▸ Required work
Copy out all lines that hold "matplotlib".

▸ Collected material
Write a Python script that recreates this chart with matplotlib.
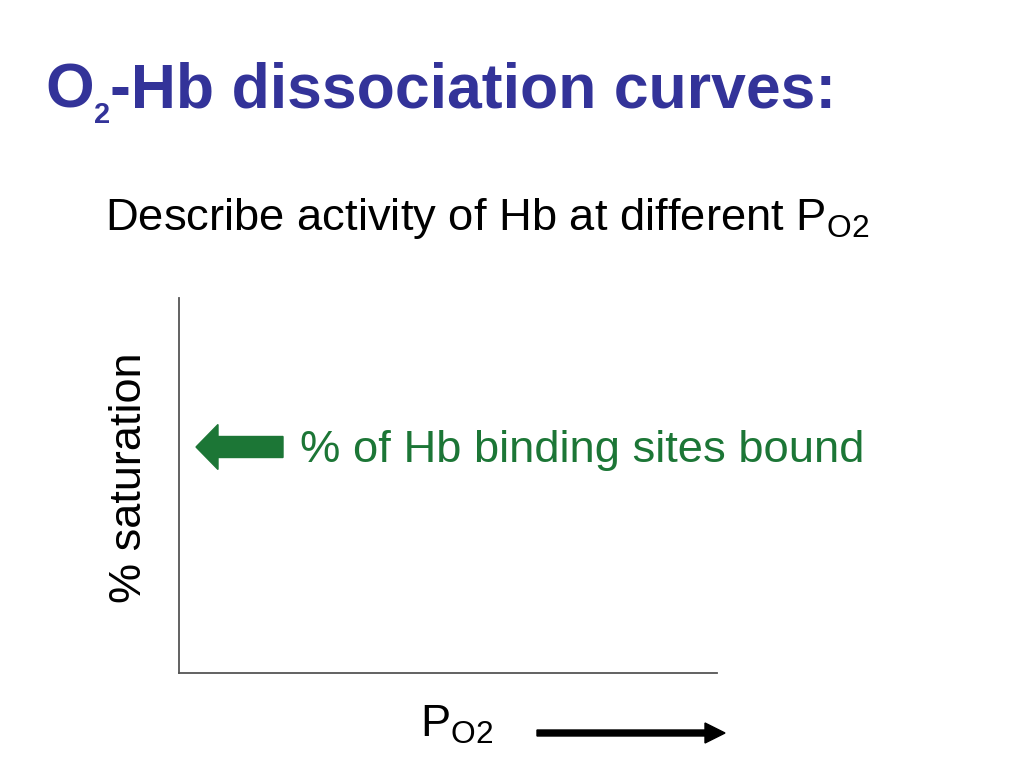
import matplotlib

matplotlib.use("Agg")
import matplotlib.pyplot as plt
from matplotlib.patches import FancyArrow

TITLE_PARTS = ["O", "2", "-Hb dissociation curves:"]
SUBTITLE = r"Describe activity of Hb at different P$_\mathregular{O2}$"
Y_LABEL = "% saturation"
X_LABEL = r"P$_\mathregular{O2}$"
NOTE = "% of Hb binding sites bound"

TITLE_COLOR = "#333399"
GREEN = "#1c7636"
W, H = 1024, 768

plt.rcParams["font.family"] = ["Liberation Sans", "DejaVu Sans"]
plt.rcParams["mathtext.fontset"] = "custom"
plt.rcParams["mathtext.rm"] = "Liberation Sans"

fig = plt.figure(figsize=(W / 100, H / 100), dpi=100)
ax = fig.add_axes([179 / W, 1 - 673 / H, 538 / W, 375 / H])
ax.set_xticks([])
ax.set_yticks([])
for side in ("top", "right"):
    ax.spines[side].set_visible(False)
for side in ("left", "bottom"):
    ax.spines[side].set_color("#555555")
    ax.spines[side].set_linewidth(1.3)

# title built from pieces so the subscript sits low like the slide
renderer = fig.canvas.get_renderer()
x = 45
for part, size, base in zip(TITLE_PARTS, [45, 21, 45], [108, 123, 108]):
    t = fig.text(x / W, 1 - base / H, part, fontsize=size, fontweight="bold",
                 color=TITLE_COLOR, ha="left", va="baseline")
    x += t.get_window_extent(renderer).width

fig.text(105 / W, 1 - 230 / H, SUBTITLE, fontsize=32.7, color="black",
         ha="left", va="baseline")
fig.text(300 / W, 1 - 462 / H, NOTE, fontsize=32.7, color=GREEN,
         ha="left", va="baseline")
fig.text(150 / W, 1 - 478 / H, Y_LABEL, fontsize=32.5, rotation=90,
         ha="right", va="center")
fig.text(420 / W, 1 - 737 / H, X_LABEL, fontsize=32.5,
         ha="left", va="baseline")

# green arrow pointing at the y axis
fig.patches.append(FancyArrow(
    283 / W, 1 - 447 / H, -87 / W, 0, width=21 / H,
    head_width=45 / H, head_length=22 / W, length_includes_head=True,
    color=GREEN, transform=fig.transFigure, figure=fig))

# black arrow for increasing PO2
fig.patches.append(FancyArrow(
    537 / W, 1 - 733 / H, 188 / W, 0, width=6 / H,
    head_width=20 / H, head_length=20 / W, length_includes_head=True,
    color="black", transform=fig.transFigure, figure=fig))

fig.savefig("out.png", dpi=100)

▸ Result
Write a Python script that recreates this chart with matplotlib.
import matplotlib
matplotlib.use("Agg")
import matplotlib.pyplot as plt
from matplotlib.patches import FancyArrow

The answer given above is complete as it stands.